January 7, 1946
Mr. T. A. Robertson
King Features Syndicate
235 East 45th Street
New York City
Dear Mr. Robertson:
Some error must have been made in the text of my wire to you. Your second wire (of January 2nd) reads: “By all means be completely feminist in doing piece for us”—whereas I said in my wire: “Am not a feminist and would be no good at doing article from woman’s angle.”
I would not be able to write a feminine piece on the home—such as what gadgets or devices or conveniences a housewife should expect in the home of tomorrow. That is not my specialty, I know nothing about it and care less, being the worst housekeeper on earth. What I suggested in my wire (but I am wondering now whether that wire got completely garbled) is that I do a piece on the theme of: why the Home of Tomorrow should be modern architecture. I intend to stress the human, psychological reasons, more than the purely architectural ones—so that the article would, I think, interest the laymen, both men and women. But of all writers on earth I’m the worst one to pick for an article aimed at women from the angle of women. I just ain’t that kind of writer.
If the theme I propose fits your purpose, I believe I can have the article written and mail it to you by Monday, January 14th. I am writing about this to my agent in New York, Curtis Brown, Ltd, at 347 Madison Avenue, telling them the conditions I require on any writing deal, in relation to by-line and possible changes in my copy. If you will settle the business part of this with Curtis Brown—please wire me and I shall go ahead.

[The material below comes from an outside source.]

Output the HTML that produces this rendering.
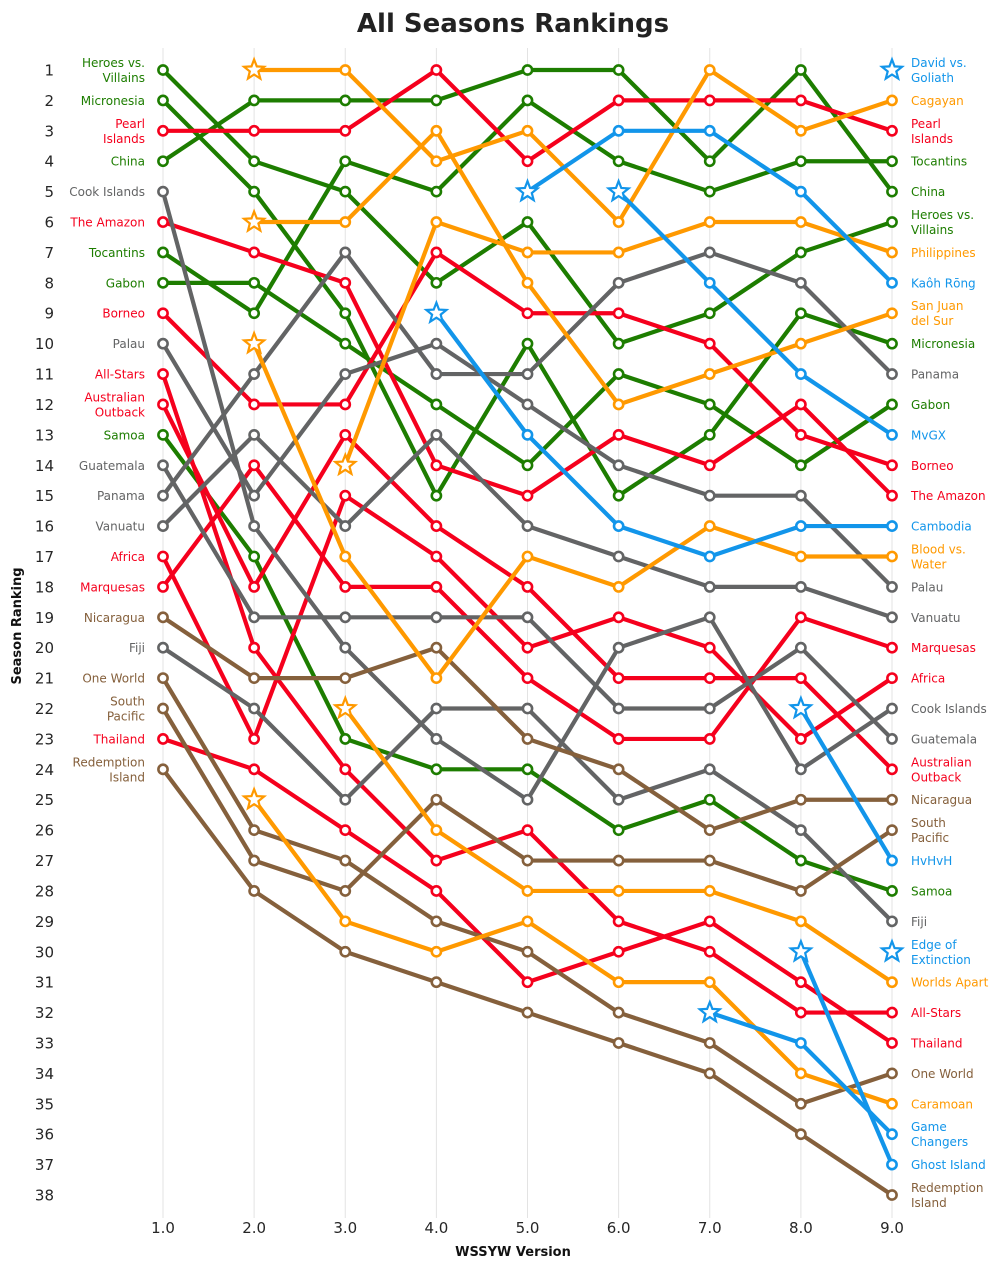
<!DOCTYPE html>
<html><head><meta charset="utf-8"><style>
html,body{margin:0;padding:0;background:#fff;}
svg{display:block;font-family:"DejaVu Sans","Liberation Sans",sans-serif;}
</style></head><body>
<svg id="chart" width="1006" height="1268" viewBox="0 0 1006 1268" xmlns="http://www.w3.org/2000/svg">
<text x="513" y="32" text-anchor="middle" font-size="26" font-weight="bold" fill="#222">All Seasons Rankings</text>
<text x="513" y="1256" text-anchor="middle" font-size="13" font-weight="bold" fill="#111">WSSYW Version</text>
<text transform="translate(21,626) rotate(-90)" text-anchor="middle" font-size="13" font-weight="bold" fill="#111">Season Ranking</text>
<g id="grid"></g><g id="axes"></g><g id="lines"></g><g id="labels"></g>
</svg>
<script>
const versions = [1,2,3,4,5,6,7,8,9];
const seasonNames = ["Heroes vs. Villains","Micronesia","China","Tocantins","Gabon","Samoa","Pearl Islands","The Amazon","Borneo","All-Stars","Australian Outback","Africa","Marquesas","Thailand","Cook Islands","Palau","Guatemala","Panama","Vanuatu","Fiji","Nicaragua","One World","South Pacific","Redemption Island","Cagayan","Philippines","San Juan del Sur","Blood vs. Water","Worlds Apart","Caramoan","Cambodia","Kaôh Rōng","MvGX","Game Changers","HvHvH","Ghost Island","David vs. Goliath","Edge of Extinction"];
const seasonGroups = ["g","g","g","g","g","g","r","r","r","r","r","r","r","r","k","k","k","k","k","k","b","b","b","b","o","o","o","o","o","o","u","u","u","u","u","u","u","u"];
const N = null;
const rankHvV = [1,4,5,8,6,10,9,7,6];
const rankMicronesia = [2,5,9,15,10,15,13,9,10];
const rankChina = [4,2,2,2,1,1,4,1,5];
const rankTocantins = [7,9,4,5,2,4,5,4,4];
const rankGabon = [8,8,10,12,14,11,12,14,12];
const rankSamoa = [13,17,23,24,24,26,25,27,28];
const rankPearl = [3,3,3,1,4,2,2,2,3];
const rankAmazon = [6,7,8,14,15,13,14,12,15];
const rankBorneo = [9,12,12,7,9,9,10,13,14];
const rankAllStars = [11,20,24,27,26,29,30,32,32];
const rankOutback = [12,18,13,16,18,21,21,21,24];
const rankAfrica = [17,23,15,17,20,19,20,23,21];
const rankMarquesas = [18,14,18,18,21,23,23,19,20];
const rankThailand = [23,24,26,28,31,30,29,31,33];
const rankCook = [5,16,20,23,25,20,19,24,22];
const rankPalau = [10,15,11,10,12,14,15,15,18];
const rankGuatemala = [14,19,19,19,19,22,22,20,23];
const rankPanama = [15,11,7,11,11,8,7,8,11];
const rankVanuatu = [16,13,16,13,16,17,18,18,19];
const rankFiji = [20,22,25,22,22,25,24,26,29];
const rankNicaragua = [19,21,21,20,23,24,26,25,25];
const rankOneWorld = [21,26,27,29,30,32,33,35,34];
const rankSouthPacific = [22,27,28,25,27,27,27,28,26];
const rankRedemption = [24,28,30,31,32,33,34,36,38];
const rankCagayan = [N,1,1,4,3,6,1,3,2];
const rankPhilippines = [N,N,14,6,7,7,6,6,7];
const rankSanJuan = [N,6,6,3,8,12,11,10,9];
const rankBvW = [N,10,17,21,17,18,16,17,17];
const rankWorldsApart = [N,N,22,26,28,28,28,29,31];
const rankCaramoan = [N,25,29,30,29,31,31,34,35];
const rankCambodia = [N,N,N,9,13,16,17,16,16];
const rankKaohRong = [N,N,N,N,5,3,3,5,8];
const rankMvGX = [N,N,N,N,N,5,8,11,13];
const rankGameChangers = [N,N,N,N,N,N,32,33,36];
const rankHvHvH = [N,N,N,N,N,N,N,22,27];
const rankGhostIsland = [N,N,N,N,N,N,N,30,37];
const rankDvG = [N,N,N,N,N,N,N,N,1];
const rankEoE = [N,N,N,N,N,N,N,N,30];
const rankTicks = [1,2,3,4,5,6,7,8,9,10,11,12,13,14,15,16,17,18,19,20,21,22,23,24,25,26,27,28,29,30,31,32,33,34,35,36,37,38];
const xTickLabels = ["1.0","2.0","3.0","4.0","5.0","6.0","7.0","8.0","9.0"];

const seriesRanks = [rankHvV,rankMicronesia,rankChina,rankTocantins,rankGabon,rankSamoa,rankPearl,rankAmazon,rankBorneo,rankAllStars,rankOutback,rankAfrica,rankMarquesas,rankThailand,rankCook,rankPalau,rankGuatemala,rankPanama,rankVanuatu,rankFiji,rankNicaragua,rankOneWorld,rankSouthPacific,rankRedemption,rankCagayan,rankPhilippines,rankSanJuan,rankBvW,rankWorldsApart,rankCaramoan,rankCambodia,rankKaohRong,rankMvGX,rankGameChangers,rankHvHvH,rankGhostIsland,rankDvG,rankEoE];

const COLORS = {g:"#1d7d00",r:"#f5001d",k:"#636465",b:"#85603c",o:"#ff9900",u:"#1295ea"};
const WRAP = {"Heroes vs. Villains":["Heroes vs.","Villains"],"Pearl Islands":["Pearl","Islands"],"Australian Outback":["Australian","Outback"],"South Pacific":["South","Pacific"],"Redemption Island":["Redemption","Island"],"David vs. Goliath":["David vs.","Goliath"],"San Juan del Sur":["San Juan","del Sur"],"Blood vs. Water":["Blood vs.","Water"],"Edge of Extinction":["Edge of","Extinction"],"Game Changers":["Game","Changers"]};
const NS = "http://www.w3.org/2000/svg";
function xs(v){ return 163 + (v-1)*91.125; }
function ys(r){ return 70 + (r-1)*(1195-70)/37; }
function mk(tag, attrs, parent){ const e=document.createElementNS(NS,tag); for(const k in attrs) e.setAttribute(k,attrs[k]); parent.appendChild(e); return e; }
function slug(s){ return s.toLowerCase().normalize("NFD").replace(/[\u0300-\u036f]/g,"").replace(/[^a-z0-9]+/g,"-").replace(/^-|-$/g,""); }

const grid=document.getElementById("grid"), axes=document.getElementById("axes"), lines=document.getElementById("lines"), labels=document.getElementById("labels");
versions.forEach((v,i)=>{
  const l=mk("line",{x1:xs(v),x2:xs(v),y1:48,y2:1218,stroke:"#e3e3e3","stroke-width":1},grid);
  
  
  const t=mk("text",{x:xs(v),y:1233,"text-anchor":"middle","font-size":15,fill:"#262626"},axes);
  t.textContent=xTickLabels[i];
  
  
});
rankTicks.forEach(r=>{
  const t=mk("text",{x:54,y:ys(r)+5.5,"text-anchor":"end","font-size":15,fill:"#262626"},axes);
  t.textContent=r;
  
  
});
function star(cx,cy,R,r){ let p=[]; for(let i=0;i<10;i++){ const a=-Math.PI/2+i*Math.PI/5; const rr=i%2?r:R; p.push((cx+rr*Math.cos(a)).toFixed(1)+","+(cy+rr*Math.sin(a)).toFixed(1)); } return p.join(" "); }
function addLabel(name,x,y,anchor,color){
  const parts=WRAP[name]||[name];
  const t=mk("text",{x:x,"text-anchor":anchor,"font-size":12,fill:color},labels);
  
  
  if(parts.length===1){ t.setAttribute("y",y+4.5); t.textContent=name; }
  else { parts.forEach((p,i)=>{ const s=mk("tspan",{x:x,y:y-3+i*15},t); s.textContent=p; }); }
}
seriesRanks.forEach((ranks,si)=>{
  const color=COLORS[seasonGroups[si]], name=seasonNames[si];
  const g=mk("g",{},lines);
  
  
  const pts=[]; versions.forEach((v,i)=>{ if(ranks[i]!==null) pts.push([xs(v),ys(ranks[i]),i]); });
  if(pts.length>1){
    const pl=mk("polyline",{points:pts.map(p=>p[0]+","+p[1]).join(" "),fill:"none",stroke:color,"stroke-width":4.2,"stroke-linejoin":"round"},g);
    
    
  }
  pts.forEach((p,k)=>{
    let m;
    if(k===0 && p[2]>0){ m=mk("polygon",{points:star(p[0],p[1],10.5,4.5),fill:"#fff",stroke:color,"stroke-width":2.2},g);  }
    else { m=mk("circle",{cx:p[0],cy:p[1],r:4.6,fill:"#fff",stroke:color,"stroke-width":2.6},g);  }
    
  });
  if(ranks[0]!==null) addLabel(name,145,ys(ranks[0]),"end",color);
  if(ranks[8]!==null) addLabel(name,911,ys(ranks[8]),"start",color);
});
</script>
</body></html>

As to illustrations, there are three architects whose houses would fit my article: foremost and above all Frank Lloyd Wright; Ely Jacques Kahn, and Richard J. Neutra. I would suggest that you get in touch with them (or if you need only one, then get Wright), let them know what type of article I am doing and ask their permission to use photographs of their designs of modern homes. I understand that Mr. Wright was in New York recently, so he can be reached either at the Plaza Hotel in New York or at his home at: Taliesin, Spring Green, Wisconsin. Mr. Kahn’s address is: 2 Park Avenue, New York City; Mr. Neutra’s address: 2300 Silverlake Boulevard, Los Angeles 26, California.
Please forgive my delay in answering you—an unprecedented rush of work at the studio here has kept me from doing it sooner.
With best regards,
King Features expressed no interest in AR’s proposal.